Bagi mereka yang punya uang, keinginan berkuasa bisa direspon dengan mengikuti pemilihan umum (Pemilu). Dan bagi yang tak punya uang, apalagi yang bisa dilakukan selain berimajinasi dan berangan-angan?
Membikin kerajaan sendiri adalah respon imajinatif yang menunjukkan betapa menggebunya keinginan seseorang untuk berkuasa. Hingga ketika kenyataan tak sesuai keinginan, ia masih saja terus memaksa berkuasa.

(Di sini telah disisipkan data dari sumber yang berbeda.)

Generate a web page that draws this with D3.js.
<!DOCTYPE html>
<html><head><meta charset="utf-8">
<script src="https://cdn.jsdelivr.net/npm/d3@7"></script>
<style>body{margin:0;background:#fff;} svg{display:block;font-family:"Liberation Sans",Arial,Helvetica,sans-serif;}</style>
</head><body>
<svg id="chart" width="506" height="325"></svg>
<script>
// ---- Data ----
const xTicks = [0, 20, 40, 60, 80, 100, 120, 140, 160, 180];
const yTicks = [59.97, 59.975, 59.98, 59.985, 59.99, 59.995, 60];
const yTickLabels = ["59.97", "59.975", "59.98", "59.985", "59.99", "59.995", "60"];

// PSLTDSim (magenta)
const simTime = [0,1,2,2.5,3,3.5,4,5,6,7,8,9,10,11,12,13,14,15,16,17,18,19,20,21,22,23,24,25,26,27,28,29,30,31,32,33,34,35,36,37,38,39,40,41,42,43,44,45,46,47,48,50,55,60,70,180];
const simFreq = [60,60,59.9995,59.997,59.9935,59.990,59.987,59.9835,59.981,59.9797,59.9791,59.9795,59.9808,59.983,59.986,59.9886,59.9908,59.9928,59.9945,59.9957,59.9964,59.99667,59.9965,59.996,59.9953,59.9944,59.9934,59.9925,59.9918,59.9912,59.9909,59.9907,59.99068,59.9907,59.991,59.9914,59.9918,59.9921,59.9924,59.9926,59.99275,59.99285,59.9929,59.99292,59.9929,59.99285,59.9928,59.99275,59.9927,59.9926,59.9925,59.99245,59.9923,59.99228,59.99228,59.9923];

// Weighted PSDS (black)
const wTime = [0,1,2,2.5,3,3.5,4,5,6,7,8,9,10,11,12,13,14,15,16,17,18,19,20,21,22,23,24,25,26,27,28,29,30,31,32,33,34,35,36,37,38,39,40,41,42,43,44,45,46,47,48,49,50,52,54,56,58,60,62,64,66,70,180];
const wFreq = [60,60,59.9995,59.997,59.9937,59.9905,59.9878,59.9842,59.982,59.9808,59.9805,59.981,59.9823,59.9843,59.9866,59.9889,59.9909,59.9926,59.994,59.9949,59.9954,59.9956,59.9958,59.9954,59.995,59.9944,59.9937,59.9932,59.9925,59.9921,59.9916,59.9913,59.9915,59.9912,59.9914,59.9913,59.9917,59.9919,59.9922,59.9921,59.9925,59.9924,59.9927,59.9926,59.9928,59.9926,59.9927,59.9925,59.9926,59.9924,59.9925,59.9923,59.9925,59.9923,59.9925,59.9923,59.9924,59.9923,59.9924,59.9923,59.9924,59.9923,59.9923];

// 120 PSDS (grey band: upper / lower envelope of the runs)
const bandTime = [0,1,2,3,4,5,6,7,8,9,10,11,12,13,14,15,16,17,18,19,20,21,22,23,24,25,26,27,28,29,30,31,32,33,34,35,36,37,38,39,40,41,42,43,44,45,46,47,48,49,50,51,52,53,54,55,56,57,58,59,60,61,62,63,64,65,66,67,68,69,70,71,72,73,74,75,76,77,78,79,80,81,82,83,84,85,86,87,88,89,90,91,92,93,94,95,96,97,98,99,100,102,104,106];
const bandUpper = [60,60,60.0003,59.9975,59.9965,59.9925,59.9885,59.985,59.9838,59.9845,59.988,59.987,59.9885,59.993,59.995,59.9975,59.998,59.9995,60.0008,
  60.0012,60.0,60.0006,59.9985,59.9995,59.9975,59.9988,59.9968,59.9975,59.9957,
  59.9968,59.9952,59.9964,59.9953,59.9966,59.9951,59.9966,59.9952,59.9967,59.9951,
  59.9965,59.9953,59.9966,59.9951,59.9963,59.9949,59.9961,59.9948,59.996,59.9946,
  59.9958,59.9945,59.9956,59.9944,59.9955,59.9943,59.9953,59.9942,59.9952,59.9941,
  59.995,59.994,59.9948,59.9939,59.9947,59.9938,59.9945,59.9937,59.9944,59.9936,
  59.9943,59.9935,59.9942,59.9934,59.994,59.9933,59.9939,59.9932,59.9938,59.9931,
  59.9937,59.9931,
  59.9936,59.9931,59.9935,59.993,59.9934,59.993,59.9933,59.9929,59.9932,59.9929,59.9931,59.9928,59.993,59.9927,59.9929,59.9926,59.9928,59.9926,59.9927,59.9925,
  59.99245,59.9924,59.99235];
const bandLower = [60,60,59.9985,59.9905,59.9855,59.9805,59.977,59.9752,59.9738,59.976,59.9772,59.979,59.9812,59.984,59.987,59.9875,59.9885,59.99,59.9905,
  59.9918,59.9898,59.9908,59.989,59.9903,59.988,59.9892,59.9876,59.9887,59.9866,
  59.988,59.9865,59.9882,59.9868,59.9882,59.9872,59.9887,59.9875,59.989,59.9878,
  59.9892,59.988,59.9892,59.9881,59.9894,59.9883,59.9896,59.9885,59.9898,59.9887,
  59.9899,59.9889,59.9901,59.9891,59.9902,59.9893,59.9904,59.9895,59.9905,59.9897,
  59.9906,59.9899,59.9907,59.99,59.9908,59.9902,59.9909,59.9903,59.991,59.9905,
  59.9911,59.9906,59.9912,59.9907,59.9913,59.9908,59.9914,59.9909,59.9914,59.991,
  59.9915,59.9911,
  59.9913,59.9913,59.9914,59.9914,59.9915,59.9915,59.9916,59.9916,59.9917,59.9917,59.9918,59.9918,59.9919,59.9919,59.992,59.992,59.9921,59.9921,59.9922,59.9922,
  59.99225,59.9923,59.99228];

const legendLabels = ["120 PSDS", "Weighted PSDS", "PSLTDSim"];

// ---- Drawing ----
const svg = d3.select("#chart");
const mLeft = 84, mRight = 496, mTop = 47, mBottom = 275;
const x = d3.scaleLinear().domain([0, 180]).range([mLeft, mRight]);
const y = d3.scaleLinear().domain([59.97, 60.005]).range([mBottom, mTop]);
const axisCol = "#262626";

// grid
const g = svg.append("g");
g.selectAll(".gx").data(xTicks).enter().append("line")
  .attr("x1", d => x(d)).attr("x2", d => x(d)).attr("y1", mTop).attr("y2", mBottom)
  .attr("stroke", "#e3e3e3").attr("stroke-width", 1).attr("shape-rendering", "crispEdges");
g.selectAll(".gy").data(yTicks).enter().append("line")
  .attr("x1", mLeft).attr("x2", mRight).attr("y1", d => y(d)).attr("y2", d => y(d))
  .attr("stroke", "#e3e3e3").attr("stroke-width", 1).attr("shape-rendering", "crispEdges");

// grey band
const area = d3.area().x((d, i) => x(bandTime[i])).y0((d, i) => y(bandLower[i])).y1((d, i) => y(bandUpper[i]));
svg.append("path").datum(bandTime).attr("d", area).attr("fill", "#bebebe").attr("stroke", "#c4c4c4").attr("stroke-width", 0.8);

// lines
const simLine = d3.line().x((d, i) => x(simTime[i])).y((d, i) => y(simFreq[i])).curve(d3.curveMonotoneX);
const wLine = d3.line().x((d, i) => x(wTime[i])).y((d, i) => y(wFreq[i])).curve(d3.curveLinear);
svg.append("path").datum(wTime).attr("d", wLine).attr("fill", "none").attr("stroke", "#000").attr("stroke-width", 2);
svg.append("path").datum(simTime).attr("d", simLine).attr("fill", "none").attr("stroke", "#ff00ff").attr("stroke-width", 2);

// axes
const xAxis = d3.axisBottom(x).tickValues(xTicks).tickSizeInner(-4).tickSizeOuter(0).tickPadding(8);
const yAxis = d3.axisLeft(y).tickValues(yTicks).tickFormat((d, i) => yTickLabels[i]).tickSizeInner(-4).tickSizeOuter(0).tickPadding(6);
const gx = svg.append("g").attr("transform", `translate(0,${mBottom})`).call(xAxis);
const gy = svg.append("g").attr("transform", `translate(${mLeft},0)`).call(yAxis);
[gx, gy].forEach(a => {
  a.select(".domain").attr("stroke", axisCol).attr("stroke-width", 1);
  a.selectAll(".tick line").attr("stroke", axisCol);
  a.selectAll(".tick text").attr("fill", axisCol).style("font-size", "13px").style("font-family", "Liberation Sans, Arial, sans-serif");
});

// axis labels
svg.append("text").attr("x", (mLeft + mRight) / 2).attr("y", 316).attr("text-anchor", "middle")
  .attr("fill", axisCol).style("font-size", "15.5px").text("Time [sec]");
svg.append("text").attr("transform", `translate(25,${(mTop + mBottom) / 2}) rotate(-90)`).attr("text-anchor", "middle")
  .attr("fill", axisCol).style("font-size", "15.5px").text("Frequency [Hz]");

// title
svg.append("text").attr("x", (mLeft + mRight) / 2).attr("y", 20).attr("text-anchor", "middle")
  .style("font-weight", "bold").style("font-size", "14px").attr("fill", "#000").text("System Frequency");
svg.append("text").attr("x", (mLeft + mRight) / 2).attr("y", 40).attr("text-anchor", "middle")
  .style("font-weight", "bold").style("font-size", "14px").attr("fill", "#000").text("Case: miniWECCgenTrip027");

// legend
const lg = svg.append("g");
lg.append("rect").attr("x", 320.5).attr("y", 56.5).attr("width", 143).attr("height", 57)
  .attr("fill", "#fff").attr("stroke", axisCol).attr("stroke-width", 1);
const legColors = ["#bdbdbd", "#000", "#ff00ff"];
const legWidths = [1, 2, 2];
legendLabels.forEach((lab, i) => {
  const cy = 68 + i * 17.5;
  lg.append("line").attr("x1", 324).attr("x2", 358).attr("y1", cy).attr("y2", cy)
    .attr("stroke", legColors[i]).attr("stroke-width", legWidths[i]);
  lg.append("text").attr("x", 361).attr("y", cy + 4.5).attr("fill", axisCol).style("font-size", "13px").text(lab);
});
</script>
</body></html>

Kekuasaan memang menggiurkan. Bahkan mereka yang sangat kaya pun, ketika telah mencapai puncak kenikmatan materi, masih banyak kok yang tergoda dan ingin berkuasa. Sebab kekuasaan, dipandang sebagai peluang membuat orang lain mengikuti kehendaknya.
Sialnya, itu jadi orientasi para pencari kuasa. Kekuasaan tak diniati berbakti atau melayani atau mengaktualisasikan visi, tapi untuk memerintah dan meraih penghormatan sekaligus kenikmatan materi saja.
Harus diakui, sebagian dari politisi kita melihat peluang menjadi bupati, walikota, atau anggota legislatif seakan sebagai lowongan pekerjaan dengan fasilitas dan martabat yang menggiurkan. Bukan sebuah tanggung jawab dan tantangan untuk melayani masyarakat.
Sehingga semua ingin berkuasa. Ingin punya kekuasaan. Kemuasaan sekadar cita-cita remeh berupa keinginan untuk dihormati, dituruti permintaannya, dan dielu-elukan tingkah dan lakunya. Sekadar itu. Seremeh itu.
Dalam konteks Keraton Agung Sejagat dan Sunda Empire – Earth Empire, kekuasaan tak serupa maksud Hobbes tentang harus jadi serigala bagi yang lain, atau serupa Machiavelli tentang kekerasan sebagai jalur kekuasaan penaklukkan, atau Marx tentang dominasi kelas borjuis terhadap buruh.
Dalam konteks Keraton Agung Sejagat dan Sunda Empire – Empire Earth, kekuasaan serupa apa yang dikatakan Michel Foucault bahwa kekuasaan bukanlah milik subyek tertentu melainkan ada dalam diri setiap orang sebagai strategi.
Jadi, ketika mereka yang tak punya kekuasaan secara dejure maupun defacto, tapi ngebet banget pengen berkuasa, mereka membikin kekuasaan sendiri berbasis imajinasi. Berbasis angan-angan yang baginya hebat, tapi bagi orang lain sekadar lucu.
Saya ingin menutup artikel ini dengan anekdot terkenal tentang kakek Indian yang memberi tahu cucunya bahwa dalam diri setiap manusia bersemayam dua serigala yang berseteru. Serigala yang baik, jujur, ikhlas, dan bermoral melawan serigala jahat, agresif, rakus, dan pemangsa.
Ketika si anak bertanya siapa yang akan menang dalam peseteruan itu, sang kakek menjawab pemenangnya adalah serigala yang kita beri makan.